> WHAT IS NEEDED
Copy all of the records below verbatim.

|---|

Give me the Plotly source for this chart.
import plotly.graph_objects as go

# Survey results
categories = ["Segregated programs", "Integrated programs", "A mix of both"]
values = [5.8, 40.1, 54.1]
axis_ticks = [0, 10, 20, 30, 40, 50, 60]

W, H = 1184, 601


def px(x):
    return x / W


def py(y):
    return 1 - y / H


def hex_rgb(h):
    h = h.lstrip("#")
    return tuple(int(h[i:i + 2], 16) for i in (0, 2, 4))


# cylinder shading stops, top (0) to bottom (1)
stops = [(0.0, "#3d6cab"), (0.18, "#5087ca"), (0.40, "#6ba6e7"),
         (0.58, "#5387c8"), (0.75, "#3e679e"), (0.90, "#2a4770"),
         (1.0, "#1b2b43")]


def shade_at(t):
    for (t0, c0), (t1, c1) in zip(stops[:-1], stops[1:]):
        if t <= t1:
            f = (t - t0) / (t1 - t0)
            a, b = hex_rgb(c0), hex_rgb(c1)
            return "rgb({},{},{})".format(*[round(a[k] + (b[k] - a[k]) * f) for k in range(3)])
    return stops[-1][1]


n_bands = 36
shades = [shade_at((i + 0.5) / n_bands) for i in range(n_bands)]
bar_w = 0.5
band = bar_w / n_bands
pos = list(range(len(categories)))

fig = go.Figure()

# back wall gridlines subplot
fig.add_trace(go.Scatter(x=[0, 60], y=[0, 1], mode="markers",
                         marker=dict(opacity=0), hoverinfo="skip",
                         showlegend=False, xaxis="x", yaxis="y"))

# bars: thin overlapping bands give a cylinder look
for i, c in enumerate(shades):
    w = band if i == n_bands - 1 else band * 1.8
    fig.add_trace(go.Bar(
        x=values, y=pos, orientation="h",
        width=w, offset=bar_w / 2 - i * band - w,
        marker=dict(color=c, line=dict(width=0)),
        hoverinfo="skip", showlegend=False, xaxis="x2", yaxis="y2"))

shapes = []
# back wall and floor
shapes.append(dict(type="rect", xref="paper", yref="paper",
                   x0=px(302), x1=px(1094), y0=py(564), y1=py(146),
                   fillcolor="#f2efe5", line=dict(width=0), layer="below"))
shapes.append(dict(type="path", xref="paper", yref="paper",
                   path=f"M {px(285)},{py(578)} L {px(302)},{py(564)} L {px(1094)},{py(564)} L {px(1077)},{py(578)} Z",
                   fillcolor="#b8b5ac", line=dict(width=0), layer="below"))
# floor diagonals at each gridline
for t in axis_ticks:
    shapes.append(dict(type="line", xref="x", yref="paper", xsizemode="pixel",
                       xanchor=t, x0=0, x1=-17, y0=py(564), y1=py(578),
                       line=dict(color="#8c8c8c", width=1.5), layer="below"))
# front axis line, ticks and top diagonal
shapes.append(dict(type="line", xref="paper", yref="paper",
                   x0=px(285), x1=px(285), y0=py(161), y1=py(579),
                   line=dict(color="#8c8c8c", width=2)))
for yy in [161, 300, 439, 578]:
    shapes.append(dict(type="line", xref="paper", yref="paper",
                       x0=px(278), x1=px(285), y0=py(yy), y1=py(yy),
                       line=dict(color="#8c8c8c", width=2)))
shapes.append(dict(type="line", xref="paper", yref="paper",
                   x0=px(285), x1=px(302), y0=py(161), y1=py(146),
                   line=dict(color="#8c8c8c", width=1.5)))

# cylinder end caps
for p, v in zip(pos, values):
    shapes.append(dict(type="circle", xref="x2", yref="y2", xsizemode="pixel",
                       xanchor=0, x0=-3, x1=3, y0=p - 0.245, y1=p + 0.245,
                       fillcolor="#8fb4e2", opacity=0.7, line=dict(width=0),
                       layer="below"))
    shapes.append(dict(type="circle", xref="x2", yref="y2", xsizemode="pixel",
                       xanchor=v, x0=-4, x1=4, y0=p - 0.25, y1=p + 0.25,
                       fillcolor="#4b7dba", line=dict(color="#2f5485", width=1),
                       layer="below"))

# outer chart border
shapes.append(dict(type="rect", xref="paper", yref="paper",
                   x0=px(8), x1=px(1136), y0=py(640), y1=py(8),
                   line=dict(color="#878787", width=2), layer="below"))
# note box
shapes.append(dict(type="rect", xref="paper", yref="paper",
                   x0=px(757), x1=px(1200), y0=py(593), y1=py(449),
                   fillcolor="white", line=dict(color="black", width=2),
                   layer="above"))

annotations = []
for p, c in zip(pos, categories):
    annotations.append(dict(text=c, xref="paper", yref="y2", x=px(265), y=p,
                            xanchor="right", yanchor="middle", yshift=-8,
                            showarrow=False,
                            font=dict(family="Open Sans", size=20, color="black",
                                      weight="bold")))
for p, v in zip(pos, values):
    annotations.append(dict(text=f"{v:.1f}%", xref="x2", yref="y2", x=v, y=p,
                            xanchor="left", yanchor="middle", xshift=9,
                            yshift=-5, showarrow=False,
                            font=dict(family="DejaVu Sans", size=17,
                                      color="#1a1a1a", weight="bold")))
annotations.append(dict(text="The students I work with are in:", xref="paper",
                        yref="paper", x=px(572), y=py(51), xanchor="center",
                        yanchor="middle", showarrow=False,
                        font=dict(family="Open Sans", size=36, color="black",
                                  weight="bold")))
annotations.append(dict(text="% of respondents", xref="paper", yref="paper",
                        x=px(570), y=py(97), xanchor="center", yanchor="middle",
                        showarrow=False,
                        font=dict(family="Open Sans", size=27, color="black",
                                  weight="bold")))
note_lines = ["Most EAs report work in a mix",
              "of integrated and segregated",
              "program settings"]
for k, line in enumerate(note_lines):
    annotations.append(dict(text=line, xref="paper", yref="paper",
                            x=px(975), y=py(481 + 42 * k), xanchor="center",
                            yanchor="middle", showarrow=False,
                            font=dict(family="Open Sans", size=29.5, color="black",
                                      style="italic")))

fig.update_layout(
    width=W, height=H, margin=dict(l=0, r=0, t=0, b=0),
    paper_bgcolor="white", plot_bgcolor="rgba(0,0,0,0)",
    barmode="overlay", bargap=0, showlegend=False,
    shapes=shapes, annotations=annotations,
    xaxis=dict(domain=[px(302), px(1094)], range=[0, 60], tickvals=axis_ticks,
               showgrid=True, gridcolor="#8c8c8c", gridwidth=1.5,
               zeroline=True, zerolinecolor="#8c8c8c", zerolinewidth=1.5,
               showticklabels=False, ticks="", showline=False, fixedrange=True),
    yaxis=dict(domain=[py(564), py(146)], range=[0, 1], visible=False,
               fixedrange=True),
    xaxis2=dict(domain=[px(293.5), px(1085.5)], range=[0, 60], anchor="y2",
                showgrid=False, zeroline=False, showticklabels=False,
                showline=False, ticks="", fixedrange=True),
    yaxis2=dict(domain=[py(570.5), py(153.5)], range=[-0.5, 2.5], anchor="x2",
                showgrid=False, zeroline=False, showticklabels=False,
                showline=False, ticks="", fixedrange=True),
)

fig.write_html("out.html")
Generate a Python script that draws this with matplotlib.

|---|

> THE RESULT
Give me the Plotly source for this chart.
import plotly.graph_objects as go

# Survey results
categories = ["Segregated programs", "Integrated programs", "A mix of both"]
values = [5.8, 40.1, 54.1]
axis_ticks = [0, 10, 20, 30, 40, 50, 60]

W, H = 1184, 601


def px(x):
    return x / W


def py(y):
    return 1 - y / H


def hex_rgb(h):
    h = h.lstrip("#")
    return tuple(int(h[i:i + 2], 16) for i in (0, 2, 4))


# cylinder shading stops, top (0) to bottom (1)
stops = [(0.0, "#3d6cab"), (0.18, "#5087ca"), (0.40, "#6ba6e7"),
         (0.58, "#5387c8"), (0.75, "#3e679e"), (0.90, "#2a4770"),
         (1.0, "#1b2b43")]


def shade_at(t):
    for (t0, c0), (t1, c1) in zip(stops[:-1], stops[1:]):
        if t <= t1:
            f = (t - t0) / (t1 - t0)
            a, b = hex_rgb(c0), hex_rgb(c1)
            return "rgb({},{},{})".format(*[round(a[k] + (b[k] - a[k]) * f) for k in range(3)])
    return stops[-1][1]


n_bands = 36
shades = [shade_at((i + 0.5) / n_bands) for i in range(n_bands)]
bar_w = 0.5
band = bar_w / n_bands
pos = list(range(len(categories)))

fig = go.Figure()

# back wall gridlines subplot
fig.add_trace(go.Scatter(x=[0, 60], y=[0, 1], mode="markers",
                         marker=dict(opacity=0), hoverinfo="skip",
                         showlegend=False, xaxis="x", yaxis="y"))

# bars: thin overlapping bands give a cylinder look
for i, c in enumerate(shades):
    w = band if i == n_bands - 1 else band * 1.8
    fig.add_trace(go.Bar(
        x=values, y=pos, orientation="h",
        width=w, offset=bar_w / 2 - i * band - w,
        marker=dict(color=c, line=dict(width=0)),
        hoverinfo="skip", showlegend=False, xaxis="x2", yaxis="y2"))

shapes = []
# back wall and floor
shapes.append(dict(type="rect", xref="paper", yref="paper",
                   x0=px(302), x1=px(1094), y0=py(564), y1=py(146),
                   fillcolor="#f2efe5", line=dict(width=0), layer="below"))
shapes.append(dict(type="path", xref="paper", yref="paper",
                   path=f"M {px(285)},{py(578)} L {px(302)},{py(564)} L {px(1094)},{py(564)} L {px(1077)},{py(578)} Z",
                   fillcolor="#b8b5ac", line=dict(width=0), layer="below"))
# floor diagonals at each gridline
for t in axis_ticks:
    shapes.append(dict(type="line", xref="x", yref="paper", xsizemode="pixel",
                       xanchor=t, x0=0, x1=-17, y0=py(564), y1=py(578),
                       line=dict(color="#8c8c8c", width=1.5), layer="below"))
# front axis line, ticks and top diagonal
shapes.append(dict(type="line", xref="paper", yref="paper",
                   x0=px(285), x1=px(285), y0=py(161), y1=py(579),
                   line=dict(color="#8c8c8c", width=2)))
for yy in [161, 300, 439, 578]:
    shapes.append(dict(type="line", xref="paper", yref="paper",
                       x0=px(278), x1=px(285), y0=py(yy), y1=py(yy),
                       line=dict(color="#8c8c8c", width=2)))
shapes.append(dict(type="line", xref="paper", yref="paper",
                   x0=px(285), x1=px(302), y0=py(161), y1=py(146),
                   line=dict(color="#8c8c8c", width=1.5)))

# cylinder end caps
for p, v in zip(pos, values):
    shapes.append(dict(type="circle", xref="x2", yref="y2", xsizemode="pixel",
                       xanchor=0, x0=-3, x1=3, y0=p - 0.245, y1=p + 0.245,
                       fillcolor="#8fb4e2", opacity=0.7, line=dict(width=0),
                       layer="below"))
    shapes.append(dict(type="circle", xref="x2", yref="y2", xsizemode="pixel",
                       xanchor=v, x0=-4, x1=4, y0=p - 0.25, y1=p + 0.25,
                       fillcolor="#4b7dba", line=dict(color="#2f5485", width=1),
                       layer="below"))

# outer chart border
shapes.append(dict(type="rect", xref="paper", yref="paper",
                   x0=px(8), x1=px(1136), y0=py(640), y1=py(8),
                   line=dict(color="#878787", width=2), layer="below"))
# note box
shapes.append(dict(type="rect", xref="paper", yref="paper",
                   x0=px(757), x1=px(1200), y0=py(593), y1=py(449),
                   fillcolor="white", line=dict(color="black", width=2),
                   layer="above"))

annotations = []
for p, c in zip(pos, categories):
    annotations.append(dict(text=c, xref="paper", yref="y2", x=px(265), y=p,
                            xanchor="right", yanchor="middle", yshift=-8,
                            showarrow=False,
                            font=dict(family="Open Sans", size=20, color="black",
                                      weight="bold")))
for p, v in zip(pos, values):
    annotations.append(dict(text=f"{v:.1f}%", xref="x2", yref="y2", x=v, y=p,
                            xanchor="left", yanchor="middle", xshift=9,
                            yshift=-5, showarrow=False,
                            font=dict(family="DejaVu Sans", size=17,
                                      color="#1a1a1a", weight="bold")))
annotations.append(dict(text="The students I work with are in:", xref="paper",
                        yref="paper", x=px(572), y=py(51), xanchor="center",
                        yanchor="middle", showarrow=False,
                        font=dict(family="Open Sans", size=36, color="black",
                                  weight="bold")))
annotations.append(dict(text="% of respondents", xref="paper", yref="paper",
                        x=px(570), y=py(97), xanchor="center", yanchor="middle",
                        showarrow=False,
                        font=dict(family="Open Sans", size=27, color="black",
                                  weight="bold")))
note_lines = ["Most EAs report work in a mix",
              "of integrated and segregated",
              "program settings"]
for k, line in enumerate(note_lines):
    annotations.append(dict(text=line, xref="paper", yref="paper",
                            x=px(975), y=py(481 + 42 * k), xanchor="center",
                            yanchor="middle", showarrow=False,
                            font=dict(family="Open Sans", size=29.5, color="black",
                                      style="italic")))

fig.update_layout(
    width=W, height=H, margin=dict(l=0, r=0, t=0, b=0),
    paper_bgcolor="white", plot_bgcolor="rgba(0,0,0,0)",
    barmode="overlay", bargap=0, showlegend=False,
    shapes=shapes, annotations=annotations,
    xaxis=dict(domain=[px(302), px(1094)], range=[0, 60], tickvals=axis_ticks,
               showgrid=True, gridcolor="#8c8c8c", gridwidth=1.5,
               zeroline=True, zerolinecolor="#8c8c8c", zerolinewidth=1.5,
               showticklabels=False, ticks="", showline=False, fixedrange=True),
    yaxis=dict(domain=[py(564), py(146)], range=[0, 1], visible=False,
               fixedrange=True),
    xaxis2=dict(domain=[px(293.5), px(1085.5)], range=[0, 60], anchor="y2",
                showgrid=False, zeroline=False, showticklabels=False,
                showline=False, ticks="", fixedrange=True),
    yaxis2=dict(domain=[py(570.5), py(153.5)], range=[-0.5, 2.5], anchor="x2",
                showgrid=False, zeroline=False, showticklabels=False,
                showline=False, ticks="", fixedrange=True),
)

fig.write_html("out.html")
Generate a Python script that draws this with matplotlib.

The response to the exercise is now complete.